** start of Data extract **

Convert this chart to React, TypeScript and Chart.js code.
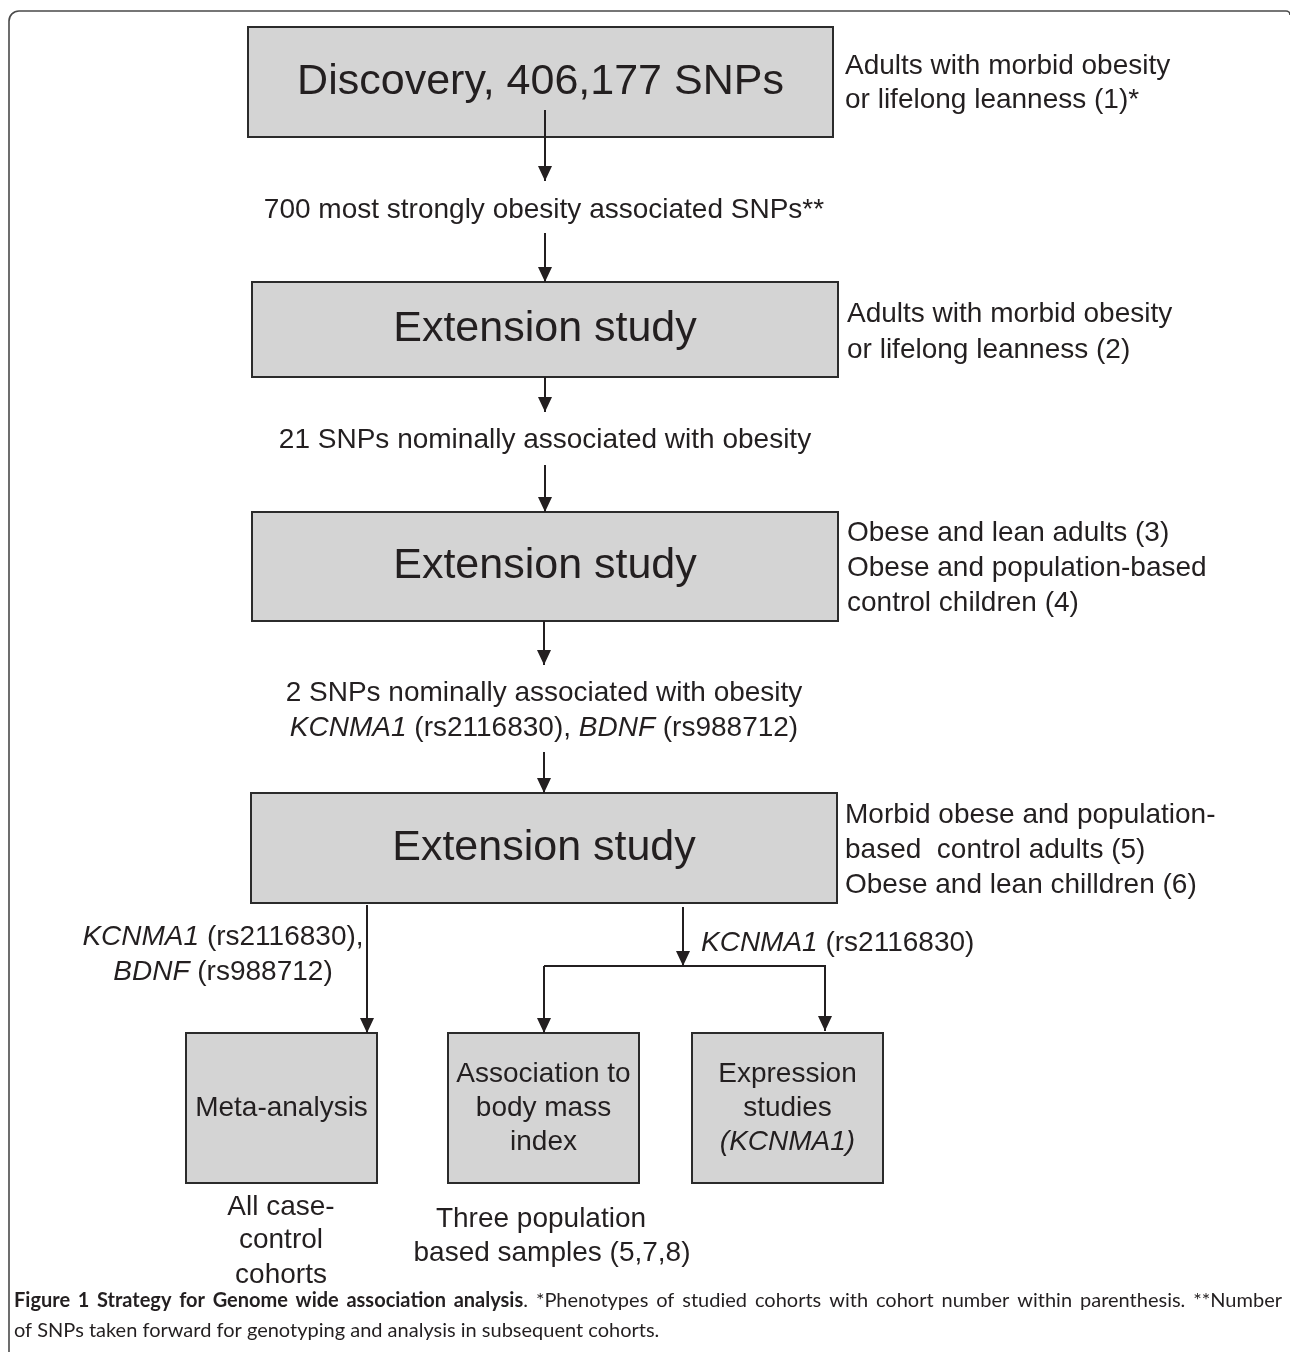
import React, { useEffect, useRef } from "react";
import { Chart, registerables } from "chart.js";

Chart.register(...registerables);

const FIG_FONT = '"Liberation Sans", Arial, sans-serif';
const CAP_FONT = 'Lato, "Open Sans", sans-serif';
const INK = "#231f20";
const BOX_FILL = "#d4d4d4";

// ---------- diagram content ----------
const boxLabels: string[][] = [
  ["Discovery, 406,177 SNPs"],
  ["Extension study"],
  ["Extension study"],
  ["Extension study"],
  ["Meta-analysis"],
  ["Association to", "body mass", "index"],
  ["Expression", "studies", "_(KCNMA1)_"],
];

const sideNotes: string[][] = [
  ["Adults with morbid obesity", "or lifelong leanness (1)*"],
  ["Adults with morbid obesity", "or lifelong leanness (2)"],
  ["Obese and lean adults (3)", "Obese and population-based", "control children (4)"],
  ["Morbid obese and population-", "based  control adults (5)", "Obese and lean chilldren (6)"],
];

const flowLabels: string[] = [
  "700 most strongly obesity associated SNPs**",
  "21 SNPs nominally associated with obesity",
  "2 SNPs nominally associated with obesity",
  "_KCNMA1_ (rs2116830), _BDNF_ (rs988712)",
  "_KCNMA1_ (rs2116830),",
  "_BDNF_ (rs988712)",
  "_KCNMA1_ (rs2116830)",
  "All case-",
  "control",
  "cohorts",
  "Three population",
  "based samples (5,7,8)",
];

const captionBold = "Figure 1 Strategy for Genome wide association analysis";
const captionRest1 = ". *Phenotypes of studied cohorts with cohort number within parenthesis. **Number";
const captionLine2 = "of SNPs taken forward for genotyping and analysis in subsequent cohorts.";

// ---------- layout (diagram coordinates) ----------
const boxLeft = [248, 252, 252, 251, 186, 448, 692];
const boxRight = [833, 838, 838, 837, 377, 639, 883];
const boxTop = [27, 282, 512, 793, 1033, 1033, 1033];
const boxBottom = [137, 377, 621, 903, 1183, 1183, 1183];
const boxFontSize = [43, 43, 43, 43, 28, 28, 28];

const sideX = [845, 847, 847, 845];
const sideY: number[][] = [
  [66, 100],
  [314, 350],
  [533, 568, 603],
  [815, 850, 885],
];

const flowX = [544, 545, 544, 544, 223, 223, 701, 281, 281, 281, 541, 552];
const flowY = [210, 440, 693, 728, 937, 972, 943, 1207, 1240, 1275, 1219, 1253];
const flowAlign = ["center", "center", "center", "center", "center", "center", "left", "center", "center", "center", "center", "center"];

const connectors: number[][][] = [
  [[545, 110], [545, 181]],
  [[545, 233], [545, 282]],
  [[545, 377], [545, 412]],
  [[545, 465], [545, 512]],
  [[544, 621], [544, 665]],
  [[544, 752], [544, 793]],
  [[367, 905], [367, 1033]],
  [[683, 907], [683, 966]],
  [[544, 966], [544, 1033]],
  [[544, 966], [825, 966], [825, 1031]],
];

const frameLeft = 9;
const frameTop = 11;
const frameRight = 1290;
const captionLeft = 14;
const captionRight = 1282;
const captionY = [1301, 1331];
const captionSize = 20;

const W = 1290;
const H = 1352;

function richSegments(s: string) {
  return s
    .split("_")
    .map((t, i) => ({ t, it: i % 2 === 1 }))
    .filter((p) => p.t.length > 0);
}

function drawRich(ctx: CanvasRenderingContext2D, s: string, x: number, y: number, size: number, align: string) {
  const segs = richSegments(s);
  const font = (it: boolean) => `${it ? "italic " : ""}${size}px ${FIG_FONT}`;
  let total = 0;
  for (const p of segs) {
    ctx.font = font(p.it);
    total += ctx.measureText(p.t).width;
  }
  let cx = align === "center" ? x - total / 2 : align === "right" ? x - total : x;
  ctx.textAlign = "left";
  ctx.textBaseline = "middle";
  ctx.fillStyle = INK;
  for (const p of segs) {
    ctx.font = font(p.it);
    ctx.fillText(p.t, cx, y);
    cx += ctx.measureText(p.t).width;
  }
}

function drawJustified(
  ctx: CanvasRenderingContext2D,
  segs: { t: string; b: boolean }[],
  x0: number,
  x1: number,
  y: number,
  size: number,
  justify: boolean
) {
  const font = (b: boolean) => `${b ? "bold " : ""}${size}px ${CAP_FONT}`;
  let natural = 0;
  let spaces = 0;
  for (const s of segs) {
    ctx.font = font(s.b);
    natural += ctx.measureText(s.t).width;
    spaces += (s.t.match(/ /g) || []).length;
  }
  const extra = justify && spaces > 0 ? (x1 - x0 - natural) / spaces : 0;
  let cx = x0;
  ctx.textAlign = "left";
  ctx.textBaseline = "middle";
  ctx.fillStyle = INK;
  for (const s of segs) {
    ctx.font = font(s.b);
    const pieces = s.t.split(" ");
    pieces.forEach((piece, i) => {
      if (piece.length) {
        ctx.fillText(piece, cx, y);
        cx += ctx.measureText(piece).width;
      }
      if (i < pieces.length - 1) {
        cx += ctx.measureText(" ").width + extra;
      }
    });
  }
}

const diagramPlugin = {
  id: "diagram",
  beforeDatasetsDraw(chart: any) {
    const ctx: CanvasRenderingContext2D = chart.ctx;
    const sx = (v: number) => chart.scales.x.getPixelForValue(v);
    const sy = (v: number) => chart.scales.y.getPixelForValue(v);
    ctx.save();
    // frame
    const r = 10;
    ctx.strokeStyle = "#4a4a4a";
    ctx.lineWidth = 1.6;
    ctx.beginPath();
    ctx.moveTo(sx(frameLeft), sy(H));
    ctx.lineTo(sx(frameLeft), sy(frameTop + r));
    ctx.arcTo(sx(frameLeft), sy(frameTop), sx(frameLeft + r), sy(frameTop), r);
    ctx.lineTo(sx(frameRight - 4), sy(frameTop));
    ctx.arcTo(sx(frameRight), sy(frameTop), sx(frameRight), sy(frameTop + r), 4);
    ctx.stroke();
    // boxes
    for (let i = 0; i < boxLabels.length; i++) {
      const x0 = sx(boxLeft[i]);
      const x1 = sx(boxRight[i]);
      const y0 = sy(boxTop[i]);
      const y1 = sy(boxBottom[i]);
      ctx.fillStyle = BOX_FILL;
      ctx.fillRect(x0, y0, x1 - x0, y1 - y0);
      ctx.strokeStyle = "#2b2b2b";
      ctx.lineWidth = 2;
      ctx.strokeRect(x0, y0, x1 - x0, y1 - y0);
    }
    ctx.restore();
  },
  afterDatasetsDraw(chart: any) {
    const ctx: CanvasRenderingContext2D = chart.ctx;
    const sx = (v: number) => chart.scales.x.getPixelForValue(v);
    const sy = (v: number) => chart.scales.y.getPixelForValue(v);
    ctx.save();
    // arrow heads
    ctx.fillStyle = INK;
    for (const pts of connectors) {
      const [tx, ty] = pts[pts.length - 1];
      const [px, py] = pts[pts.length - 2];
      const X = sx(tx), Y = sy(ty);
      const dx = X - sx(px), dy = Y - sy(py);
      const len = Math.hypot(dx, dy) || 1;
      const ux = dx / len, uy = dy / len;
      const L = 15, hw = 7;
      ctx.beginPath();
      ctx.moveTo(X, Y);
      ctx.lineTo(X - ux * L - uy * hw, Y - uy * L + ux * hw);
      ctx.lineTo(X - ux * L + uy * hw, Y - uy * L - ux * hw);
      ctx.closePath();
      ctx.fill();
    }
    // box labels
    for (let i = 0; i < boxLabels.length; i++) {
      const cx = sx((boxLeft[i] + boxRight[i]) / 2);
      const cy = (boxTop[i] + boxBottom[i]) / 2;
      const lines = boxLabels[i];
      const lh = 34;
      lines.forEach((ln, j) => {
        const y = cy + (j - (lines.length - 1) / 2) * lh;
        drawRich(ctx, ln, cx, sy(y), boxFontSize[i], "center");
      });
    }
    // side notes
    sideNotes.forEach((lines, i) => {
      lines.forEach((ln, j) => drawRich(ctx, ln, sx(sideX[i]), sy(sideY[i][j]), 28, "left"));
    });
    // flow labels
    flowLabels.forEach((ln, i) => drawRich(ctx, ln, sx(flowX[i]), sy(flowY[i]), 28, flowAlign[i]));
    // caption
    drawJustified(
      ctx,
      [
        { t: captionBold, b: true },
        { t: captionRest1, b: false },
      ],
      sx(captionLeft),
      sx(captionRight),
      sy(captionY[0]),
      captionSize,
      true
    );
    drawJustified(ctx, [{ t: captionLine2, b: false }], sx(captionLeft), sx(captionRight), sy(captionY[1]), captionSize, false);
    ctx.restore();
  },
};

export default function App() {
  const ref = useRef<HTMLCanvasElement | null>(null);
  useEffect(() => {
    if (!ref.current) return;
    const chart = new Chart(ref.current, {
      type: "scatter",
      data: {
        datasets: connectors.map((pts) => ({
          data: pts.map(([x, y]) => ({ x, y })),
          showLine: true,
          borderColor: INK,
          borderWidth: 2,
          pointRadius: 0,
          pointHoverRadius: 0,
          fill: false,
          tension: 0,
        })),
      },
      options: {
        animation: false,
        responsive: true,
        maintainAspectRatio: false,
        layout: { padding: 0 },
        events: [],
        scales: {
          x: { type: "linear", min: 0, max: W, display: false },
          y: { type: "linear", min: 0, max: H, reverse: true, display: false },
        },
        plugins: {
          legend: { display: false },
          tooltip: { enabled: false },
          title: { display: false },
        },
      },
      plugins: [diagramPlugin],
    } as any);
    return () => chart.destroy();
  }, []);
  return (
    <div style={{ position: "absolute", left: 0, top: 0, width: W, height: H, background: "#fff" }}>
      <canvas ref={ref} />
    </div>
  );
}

** end of Data extract **

### [Task prompt]
Transcribe the opening line of the listing above, please, and every line after it through the line with "SNPs taken forward", word for word, without pictures.

### [Solution to this problem]
Convert this chart to React, TypeScript and Chart.js code.
import React, { useEffect, useRef } from "react";
import { Chart, registerables } from "chart.js";

Chart.register(...registerables);

const FIG_FONT = '"Liberation Sans", Arial, sans-serif';
const CAP_FONT = 'Lato, "Open Sans", sans-serif';
const INK = "#231f20";
const BOX_FILL = "#d4d4d4";

// ---------- diagram content ----------
const boxLabels: string[][] = [
  ["Discovery, 406,177 SNPs"],
  ["Extension study"],
  ["Extension study"],
  ["Extension study"],
  ["Meta-analysis"],
  ["Association to", "body mass", "index"],
  ["Expression", "studies", "_(KCNMA1)_"],
];

const sideNotes: string[][] = [
  ["Adults with morbid obesity", "or lifelong leanness (1)*"],
  ["Adults with morbid obesity", "or lifelong leanness (2)"],
  ["Obese and lean adults (3)", "Obese and population-based", "control children (4)"],
  ["Morbid obese and population-", "based  control adults (5)", "Obese and lean chilldren (6)"],
];

const flowLabels: string[] = [
  "700 most strongly obesity associated SNPs**",
  "21 SNPs nominally associated with obesity",
  "2 SNPs nominally associated with obesity",
  "_KCNMA1_ (rs2116830), _BDNF_ (rs988712)",
  "_KCNMA1_ (rs2116830),",
  "_BDNF_ (rs988712)",
  "_KCNMA1_ (rs2116830)",
  "All case-",
  "control",
  "cohorts",
  "Three population",
  "based samples (5,7,8)",
];

const captionBold = "Figure 1 Strategy for Genome wide association analysis";
const captionRest1 = ". *Phenotypes of studied cohorts with cohort number within parenthesis. **Number";
const captionLine2 = "of SNPs taken forward for genotyping and analysis in subsequent cohorts.";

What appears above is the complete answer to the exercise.